無機物としては、『キラー・ジーンズ』など邦題では「キラー・◯◯」で翻訳されがちな一連のジャンルがありますが、あれも背景には人間の想いが関係していることが少なくありません。
そうでない場合でも、襲ってくるときには口がついたりと生物的な造形になりがちです。
恐怖というのがそもそも人間の主観ではありますが、人形やぬいぐるみ系のホラーというのは、だいぶ人間の価値観による影響が大きいな、とは感じます。
つまり、人間が勝手に擬似的な命を見出しているために、恐怖心や罪悪感を抱きやすいことによって生まれるホラーということです。

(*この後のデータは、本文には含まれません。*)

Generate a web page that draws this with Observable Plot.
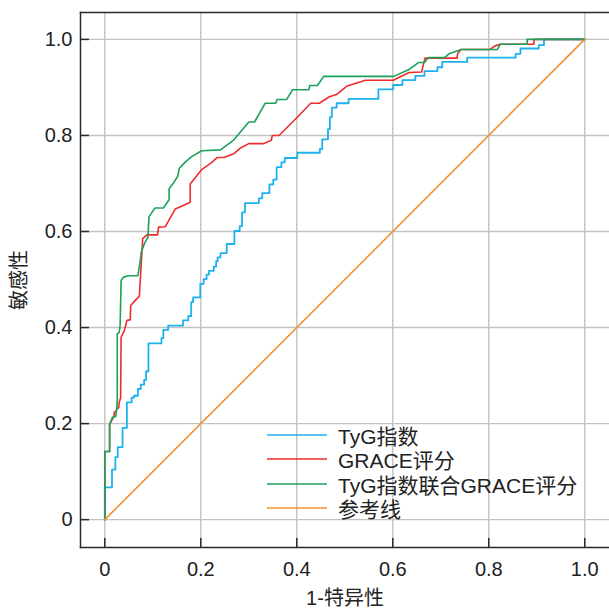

同じぐらい大事にしていたとしても、生命を宿す形をしていないものは、特別な事情がない限り恐怖の対象にはなりづらいでしょう。
恐怖の対象に限らず、『トイ・ストーリー』も生物の形をしていないキャラはいなかったような。
このあたりも興味深く、いずれ考えてみたいテーマです。
しかし、本作のような設定の場合、いらなくなった人形やぬいぐるみはどうすれば良いのでしょうかね。
さすがにぬいぐるみや人形を全部取っておくというのも難しいような、いやでも一度愛したからには責任を持つべきなのか……?
「いらないポイッ」じゃなくて愛情と感謝を込めて捨てれば大丈夫なのか……?
日本では人形供養がありますが、海外はそういうのがなさそうなので、どうするのかも気になるところ。
『アナベル』とか観る限り、捨ててみてやばかったらお祓いするしかないのでしょうか。